Era para ter tido com ele a polémica que era de esperar entre uma massenetiana e alguém que gosta desse piroso do Mascagni, mas afinal não foi possível ou, pelo menos, não foi possível por enquanto. Isto não significa que é agora que vamos ter uma polémica sobre outro assunto, claro está. É só que li o último post do Henrique a propósito da conferência de António Pinho Vargas desta semana (à qual não me foi possível asistir) e achei tão interessante que não resisti a fazer um comentário.
A primeira parte é óbvia: a actuação pública de Boulez é tão variada que se compreende que possa ser difícil apreciar positivamente tudo aquilo que ele faz. Uma personalidade aparentemente bastante autoritária também não ajuda muito a gostar dele. A questão é que, estando de acordo com muitas das coisas que o Henrique diz, ao mesmo tempo, e cada vez mais, não deixo de cultivar uma admiração por Boulez por causa do seu empenhamento, no século XX, numa ideia elitista e minoritária da música.
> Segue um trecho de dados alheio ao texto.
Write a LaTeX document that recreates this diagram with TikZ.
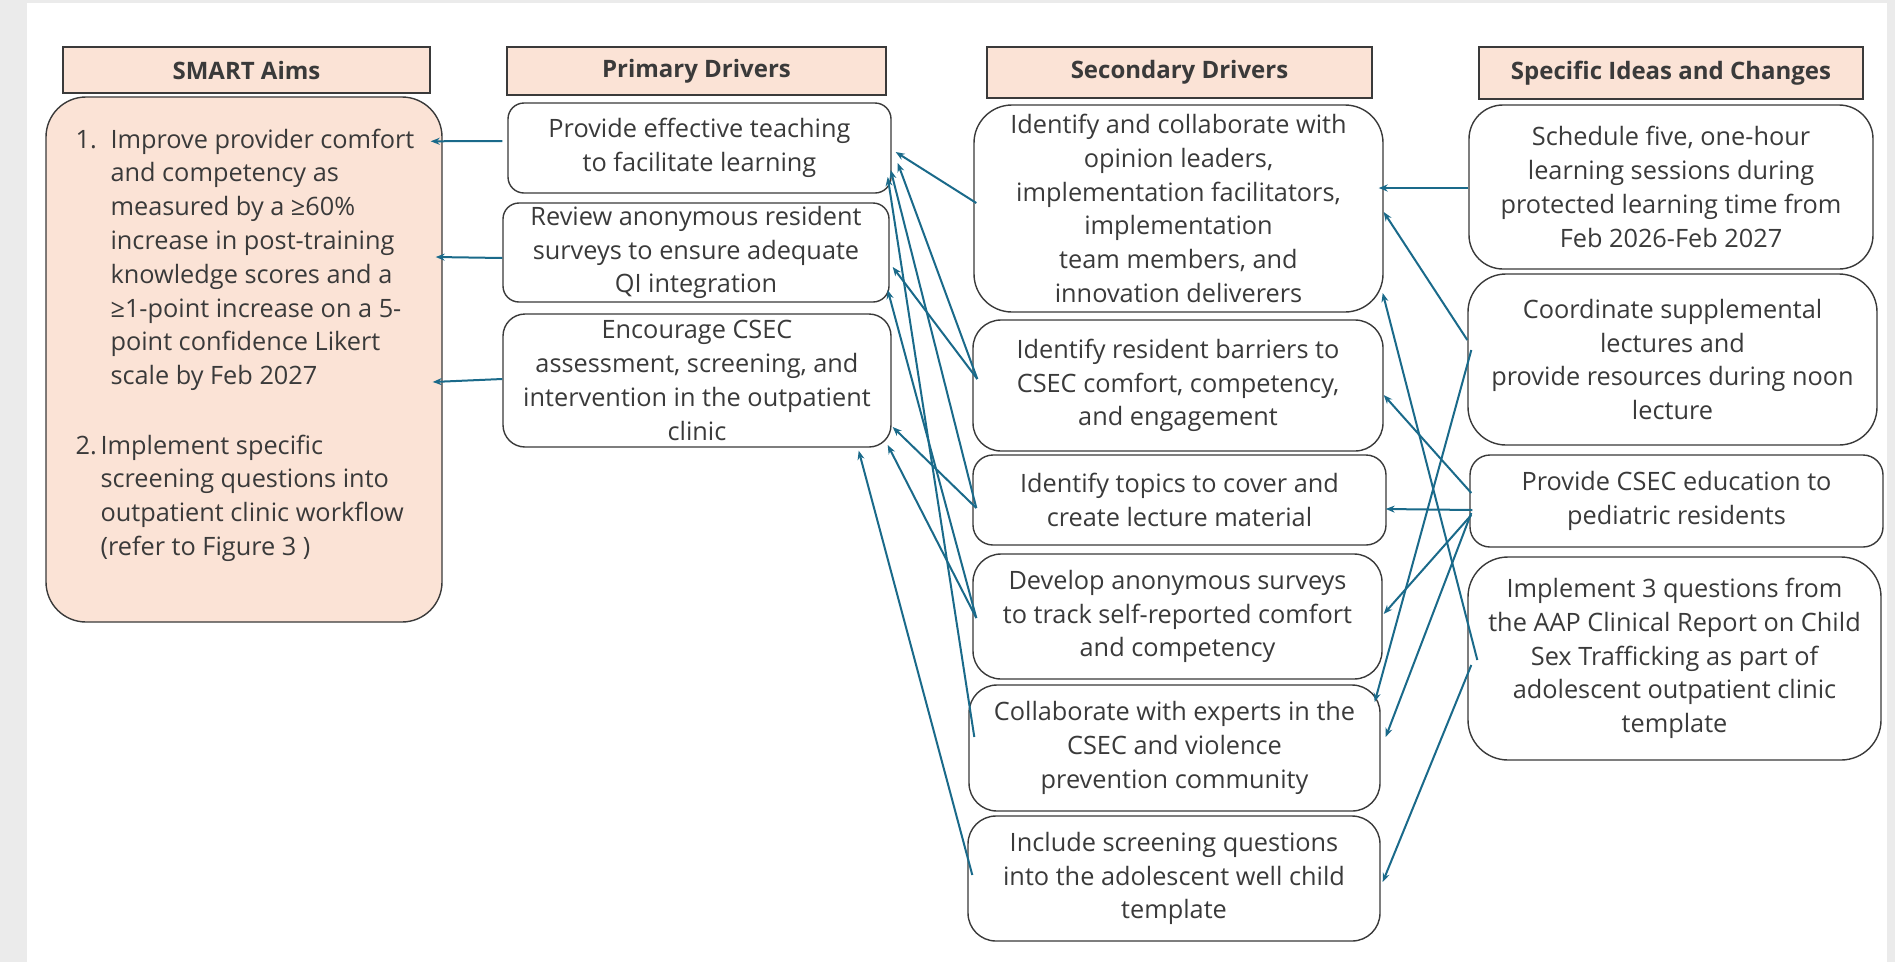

Perdeu a aposta (até ele próprio se tornou numa espécie de marca, como a Mercedes-Benz: se é Boulez dirigir, é bom, investimento seguro, compra-se) e fez que se «perdesse» também muito dinheiro do erário público francês nos seus proyectos, mas...
Pelo caminho, todavia, também deixou umas quantas obras que só sendo muito tendencioso se podem desprezar (Le Marteau, as duas Dérives, Livre pour quatuor, Rituel...).
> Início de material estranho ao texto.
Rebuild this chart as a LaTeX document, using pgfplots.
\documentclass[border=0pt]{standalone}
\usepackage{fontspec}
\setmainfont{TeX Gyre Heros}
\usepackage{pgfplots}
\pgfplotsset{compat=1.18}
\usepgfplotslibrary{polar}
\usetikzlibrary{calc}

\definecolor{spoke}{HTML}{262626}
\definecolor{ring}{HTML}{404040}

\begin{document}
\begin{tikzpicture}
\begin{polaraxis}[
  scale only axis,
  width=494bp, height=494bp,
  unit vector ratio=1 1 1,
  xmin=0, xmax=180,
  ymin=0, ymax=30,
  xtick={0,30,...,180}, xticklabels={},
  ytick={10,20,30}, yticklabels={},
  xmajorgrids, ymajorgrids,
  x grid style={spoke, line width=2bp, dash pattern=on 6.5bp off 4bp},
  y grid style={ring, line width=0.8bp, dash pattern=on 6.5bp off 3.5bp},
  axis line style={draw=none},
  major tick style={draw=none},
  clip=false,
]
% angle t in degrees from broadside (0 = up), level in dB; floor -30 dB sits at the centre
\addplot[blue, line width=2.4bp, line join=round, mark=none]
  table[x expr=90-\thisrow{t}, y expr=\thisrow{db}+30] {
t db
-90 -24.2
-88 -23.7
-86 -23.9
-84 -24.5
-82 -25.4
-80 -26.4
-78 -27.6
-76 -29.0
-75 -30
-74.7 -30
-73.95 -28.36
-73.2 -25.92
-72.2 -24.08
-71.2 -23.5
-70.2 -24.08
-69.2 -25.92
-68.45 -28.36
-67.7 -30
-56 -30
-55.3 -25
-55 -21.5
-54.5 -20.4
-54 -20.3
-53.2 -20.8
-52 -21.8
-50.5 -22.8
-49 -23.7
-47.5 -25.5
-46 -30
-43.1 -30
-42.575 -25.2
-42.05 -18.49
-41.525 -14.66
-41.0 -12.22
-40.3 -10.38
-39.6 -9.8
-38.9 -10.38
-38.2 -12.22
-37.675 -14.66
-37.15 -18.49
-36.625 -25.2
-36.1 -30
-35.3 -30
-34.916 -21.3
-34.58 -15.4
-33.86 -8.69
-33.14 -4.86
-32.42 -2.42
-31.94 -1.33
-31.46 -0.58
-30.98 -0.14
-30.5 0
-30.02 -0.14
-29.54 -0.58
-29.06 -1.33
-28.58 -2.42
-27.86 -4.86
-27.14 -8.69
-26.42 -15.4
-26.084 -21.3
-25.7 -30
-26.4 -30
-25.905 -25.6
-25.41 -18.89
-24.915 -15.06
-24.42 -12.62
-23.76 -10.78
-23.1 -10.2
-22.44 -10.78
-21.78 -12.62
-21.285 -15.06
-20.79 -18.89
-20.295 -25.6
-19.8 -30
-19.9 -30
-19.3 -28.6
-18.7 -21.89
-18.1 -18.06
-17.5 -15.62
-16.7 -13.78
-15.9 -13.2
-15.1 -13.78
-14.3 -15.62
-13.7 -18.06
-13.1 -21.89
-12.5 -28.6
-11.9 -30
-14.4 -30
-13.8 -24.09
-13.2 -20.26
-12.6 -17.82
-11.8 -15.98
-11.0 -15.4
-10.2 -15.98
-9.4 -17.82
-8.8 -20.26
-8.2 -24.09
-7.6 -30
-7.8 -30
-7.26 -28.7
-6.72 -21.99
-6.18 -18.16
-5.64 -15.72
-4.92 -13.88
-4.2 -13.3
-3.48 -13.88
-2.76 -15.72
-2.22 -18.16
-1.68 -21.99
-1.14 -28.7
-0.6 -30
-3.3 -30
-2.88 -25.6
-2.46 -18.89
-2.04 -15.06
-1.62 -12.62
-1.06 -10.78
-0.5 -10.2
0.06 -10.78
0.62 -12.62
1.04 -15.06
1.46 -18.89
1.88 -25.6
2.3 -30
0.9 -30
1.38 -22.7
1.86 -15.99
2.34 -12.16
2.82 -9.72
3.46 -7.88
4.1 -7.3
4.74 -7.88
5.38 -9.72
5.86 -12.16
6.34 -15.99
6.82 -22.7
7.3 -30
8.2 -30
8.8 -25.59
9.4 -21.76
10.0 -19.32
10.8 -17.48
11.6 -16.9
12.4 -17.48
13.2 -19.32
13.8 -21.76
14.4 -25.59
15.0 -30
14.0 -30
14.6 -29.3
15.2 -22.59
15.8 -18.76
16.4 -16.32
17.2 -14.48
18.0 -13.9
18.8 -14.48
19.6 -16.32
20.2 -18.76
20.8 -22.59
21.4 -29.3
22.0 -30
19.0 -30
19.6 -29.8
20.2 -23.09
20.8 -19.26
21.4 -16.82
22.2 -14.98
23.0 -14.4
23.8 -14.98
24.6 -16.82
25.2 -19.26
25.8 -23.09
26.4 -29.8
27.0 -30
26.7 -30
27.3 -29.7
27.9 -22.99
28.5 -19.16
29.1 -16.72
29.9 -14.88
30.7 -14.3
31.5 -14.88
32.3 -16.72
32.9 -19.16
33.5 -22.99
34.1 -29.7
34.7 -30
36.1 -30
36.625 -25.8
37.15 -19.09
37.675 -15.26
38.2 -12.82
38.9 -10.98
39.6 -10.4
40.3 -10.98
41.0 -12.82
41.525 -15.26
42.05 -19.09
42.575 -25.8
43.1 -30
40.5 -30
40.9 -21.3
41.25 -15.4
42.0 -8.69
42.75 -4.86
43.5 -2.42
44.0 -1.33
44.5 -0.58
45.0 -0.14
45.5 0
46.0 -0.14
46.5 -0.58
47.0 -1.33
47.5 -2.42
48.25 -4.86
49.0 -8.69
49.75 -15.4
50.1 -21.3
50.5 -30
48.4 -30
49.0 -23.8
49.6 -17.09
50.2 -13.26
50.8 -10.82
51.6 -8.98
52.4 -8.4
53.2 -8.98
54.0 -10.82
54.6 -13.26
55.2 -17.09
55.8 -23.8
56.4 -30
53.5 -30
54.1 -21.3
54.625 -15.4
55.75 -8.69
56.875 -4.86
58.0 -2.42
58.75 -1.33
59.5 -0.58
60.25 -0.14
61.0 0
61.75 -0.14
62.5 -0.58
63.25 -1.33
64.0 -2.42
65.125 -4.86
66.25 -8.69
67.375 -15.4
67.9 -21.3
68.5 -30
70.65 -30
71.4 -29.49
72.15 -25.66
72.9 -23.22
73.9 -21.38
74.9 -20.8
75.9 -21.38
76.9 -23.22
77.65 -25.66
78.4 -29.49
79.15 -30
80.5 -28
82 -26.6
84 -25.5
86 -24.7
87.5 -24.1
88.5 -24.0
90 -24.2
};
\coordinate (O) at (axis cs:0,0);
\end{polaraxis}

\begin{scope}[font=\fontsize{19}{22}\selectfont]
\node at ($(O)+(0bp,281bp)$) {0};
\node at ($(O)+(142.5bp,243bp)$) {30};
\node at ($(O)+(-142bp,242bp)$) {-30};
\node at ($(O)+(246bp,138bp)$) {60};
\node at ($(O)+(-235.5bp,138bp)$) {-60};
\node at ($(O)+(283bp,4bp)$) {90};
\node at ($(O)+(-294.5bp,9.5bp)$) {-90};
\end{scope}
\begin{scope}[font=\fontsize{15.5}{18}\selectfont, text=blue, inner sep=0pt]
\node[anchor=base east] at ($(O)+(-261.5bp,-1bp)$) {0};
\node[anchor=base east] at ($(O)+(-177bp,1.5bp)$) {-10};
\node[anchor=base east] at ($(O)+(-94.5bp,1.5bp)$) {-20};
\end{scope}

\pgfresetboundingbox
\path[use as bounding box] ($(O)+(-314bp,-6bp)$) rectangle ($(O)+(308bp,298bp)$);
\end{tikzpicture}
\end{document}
Contudo, no fundo, Boulez não me interessa demasiado, ou melhor, não me interessa gastar o meu tempo falando nele.
Mas sim que me interessa pensar nalgumas das coisas que o Henrique dizia, sobretudo isto: « Boulez é um gesto, um formalismo, uma necessidade de ser avant garde de uma arte que já não consegue ter guardas nem muito menos avançadas, porque a arte já não é um movimento em direcção a algo, a arte hoje não se rege por padrões lineares ou planares.»
A questão é que não sei quando é que a arte foi isto: «um movimento em direcção a algo». Na música, é certo, temos a infelicidade de ter de aguentar essa ideologia da teleologia infalível e do pensamento único. Está bastante estendida, mas, também, não sei se houve nunca nada comparável com o terramoto Wagner no resto das artes. Ninguém tem a culpa disso.
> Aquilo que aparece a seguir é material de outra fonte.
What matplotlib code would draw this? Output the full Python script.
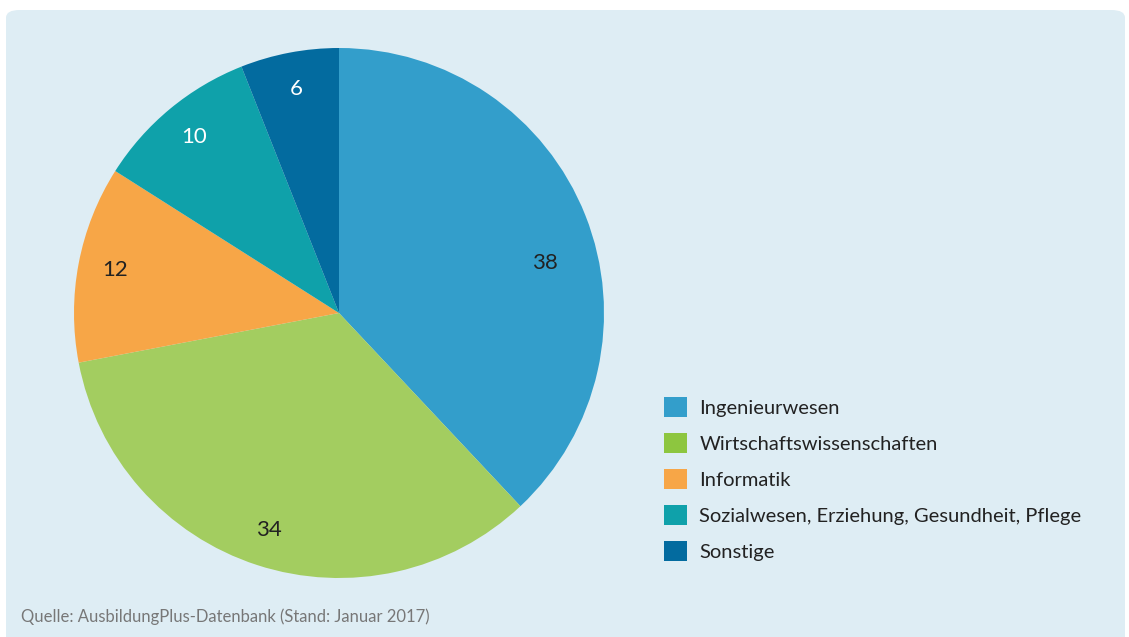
import matplotlib
matplotlib.use("Agg")
import matplotlib.pyplot as plt
import numpy as np
from matplotlib.patches import FancyBboxPatch, Patch

plt.rcParams['font.family'] = ['Lato', 'DejaVu Sans']

# data
categories = ["Ingenieurwesen", "Wirtschaftswissenschaften", "Informatik",
              "Sozialwesen, Erziehung, Gesundheit, Pflege", "Sonstige"]
values = [38, 34, 12, 10, 6]
pie_colors = ["#339ecb", "#a3cd60", "#f7a647", "#0fa1aa", "#036b9f"]
legend_colors = ["#339ecb", "#8dc63f", "#f7a647", "#0fa1aa", "#036b9f"]
label_colors = ["#222222", "#222222", "#222222", "white", "white"]
source = "Quelle: AusbildungPlus-Datenbank (Stand: Januar 2017)"

W, H = 1129, 637
fig = plt.figure(figsize=(W / 100, H / 100), dpi=100)
fig.patch.set_facecolor("white")

# light blue panel with rounded corners
panel = FancyBboxPatch((6 / W, -0.05), 1119 / W, (H - 10) / H + 0.05,
                       boxstyle="round,pad=0,rounding_size=0.012",
                       transform=fig.transFigure, facecolor="#deedf4",
                       edgecolor="none", zorder=-5)
fig.patches.append(panel)

# pie axes: centre (339, 313) px, radius 265 px
cx, cy, r = 339, 313, 265
ax = fig.add_axes([(cx - r) / W, (H - cy - r) / H, 2 * r / W, 2 * r / H])
ax.set_facecolor("none")
wedges, texts, autotexts = ax.pie(values, colors=pie_colors, startangle=90,
                                  counterclock=False, radius=1,
                                  autopct=lambda p: "%d" % round(p),
                                  pctdistance=0.86,
                                  wedgeprops=dict(linewidth=0))
for t, c in zip(autotexts, label_colors):
    t.set_color(c)
    t.set_fontsize(16)
# the big slice's label sits a bit lower than mid-angle in the original
w0 = wedges[0]
a = np.deg2rad((w0.theta1 + w0.theta2) / 2 - 8)
autotexts[0].set_position((0.8 * np.cos(a), 0.8 * np.sin(a)))
ax.set_xlim(-1, 1)
ax.set_ylim(-1, 1)
ax.axis("off")

handles = [Patch(facecolor=c, edgecolor="none") for c in legend_colors]
fig.legend(handles, categories, loc="center left",
           bbox_to_anchor=(664 / W, 1 - 479 / H), frameon=False,
           fontsize=14.5, handlelength=1.15, handleheight=1.15,
           handletextpad=0.6, labelspacing=0.8, borderpad=0,
           borderaxespad=0, labelcolor="#222222")

fig.text(21 / W, 1 - 617 / H, source, fontsize=12, color="#777777",
         va="center", ha="left")

fig.savefig("out.png", dpi=100, facecolor="white")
E mais outra coisa, o tal “divórcio” entre o público (ou uma parte dele) e o compositor (ou pelo menos alguns) e algumas obras já existia nos tempos de Mozart. Muitas notas, lhe disseram a ele. Ininteligível, diziam a Beethoven. Sensual e ilógico, diziam a Mahler. Nem sei a quantidade de imaginativos piropos que foi lhes dedicada a Schoenberg e a Berg. Mas atenção: com isto não estou a aceitar aquela ideia de que a história separará as águas e fará dos os últimos, os primeiros.
Só temos é de tentar avançar no labirinto escutando, não esperando encontrar nas obras a confirmação daquilo que pensamos que é o que devemos pensar sobre elas porque alguém com autoridade – ou lata, ou temperamento suficente – o disse. Agora, também não me parece justo confundir a falta de paciência de cada um com aquilo que uma obra propõe e, menos ainda, com o falhanço ou com sucesso do percurso do seu autor. Pensar nesses termos é cair na cilada de aceitar que a “história”, afinal, tem sempre razão. Ou, pior, entender a história como uma espécie de “Big Brogther” televisivo.
Há, porém, peças musicais más e acho que temos tudo o direito a não ter paciência para elas. Isto último aplica-se também às boas.